- _Entries_
--*--

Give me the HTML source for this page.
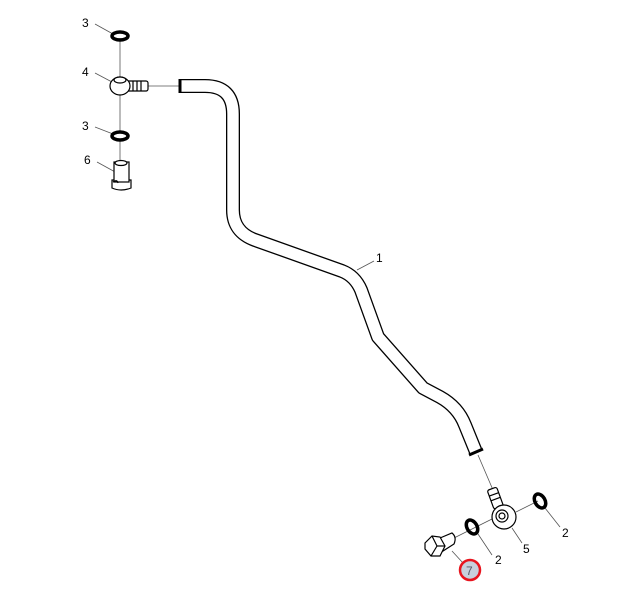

--*--

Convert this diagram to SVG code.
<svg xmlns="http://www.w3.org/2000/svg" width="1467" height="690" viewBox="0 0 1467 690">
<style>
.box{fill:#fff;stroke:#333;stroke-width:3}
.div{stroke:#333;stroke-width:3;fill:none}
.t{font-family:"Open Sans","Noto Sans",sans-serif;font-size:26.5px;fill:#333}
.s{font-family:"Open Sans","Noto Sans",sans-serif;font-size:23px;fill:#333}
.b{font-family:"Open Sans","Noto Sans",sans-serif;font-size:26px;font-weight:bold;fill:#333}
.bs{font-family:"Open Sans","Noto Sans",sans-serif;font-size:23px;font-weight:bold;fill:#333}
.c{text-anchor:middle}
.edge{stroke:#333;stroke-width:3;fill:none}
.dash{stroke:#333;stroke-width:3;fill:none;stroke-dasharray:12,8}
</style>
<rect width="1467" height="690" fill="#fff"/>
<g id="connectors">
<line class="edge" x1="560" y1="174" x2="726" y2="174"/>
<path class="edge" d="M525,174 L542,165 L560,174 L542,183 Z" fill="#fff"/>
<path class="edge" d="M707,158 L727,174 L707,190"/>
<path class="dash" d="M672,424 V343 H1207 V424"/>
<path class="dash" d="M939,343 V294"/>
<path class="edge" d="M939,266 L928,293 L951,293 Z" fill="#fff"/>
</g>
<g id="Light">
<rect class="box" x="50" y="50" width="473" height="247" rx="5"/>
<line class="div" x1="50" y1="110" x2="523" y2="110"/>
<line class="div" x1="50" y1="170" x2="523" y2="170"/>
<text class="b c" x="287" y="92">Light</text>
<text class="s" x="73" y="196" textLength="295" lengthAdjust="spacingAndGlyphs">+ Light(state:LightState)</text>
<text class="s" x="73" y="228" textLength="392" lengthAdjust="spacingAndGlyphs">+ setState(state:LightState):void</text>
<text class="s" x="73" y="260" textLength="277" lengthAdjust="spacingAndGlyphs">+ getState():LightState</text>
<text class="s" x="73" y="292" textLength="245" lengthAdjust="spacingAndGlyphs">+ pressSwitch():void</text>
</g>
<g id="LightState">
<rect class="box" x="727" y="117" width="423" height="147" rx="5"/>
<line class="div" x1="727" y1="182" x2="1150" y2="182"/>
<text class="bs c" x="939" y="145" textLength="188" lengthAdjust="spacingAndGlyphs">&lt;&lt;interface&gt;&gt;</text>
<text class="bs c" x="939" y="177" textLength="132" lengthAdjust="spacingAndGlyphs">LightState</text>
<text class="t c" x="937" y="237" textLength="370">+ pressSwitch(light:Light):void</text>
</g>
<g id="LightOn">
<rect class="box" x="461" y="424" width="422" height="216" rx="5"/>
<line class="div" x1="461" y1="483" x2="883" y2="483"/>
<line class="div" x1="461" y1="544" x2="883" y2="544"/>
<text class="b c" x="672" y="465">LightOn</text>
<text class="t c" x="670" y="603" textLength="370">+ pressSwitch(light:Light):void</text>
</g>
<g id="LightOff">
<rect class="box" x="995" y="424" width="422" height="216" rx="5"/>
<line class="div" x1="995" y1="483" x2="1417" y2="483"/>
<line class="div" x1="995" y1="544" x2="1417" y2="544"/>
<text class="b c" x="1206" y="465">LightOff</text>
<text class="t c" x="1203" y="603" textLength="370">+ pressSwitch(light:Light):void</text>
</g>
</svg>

--*--

- _Task directions_
Each line that has the word "this" should be copied.

- _Output of the task_
Give me the HTML source for this page.
Convert this diagram to SVG code.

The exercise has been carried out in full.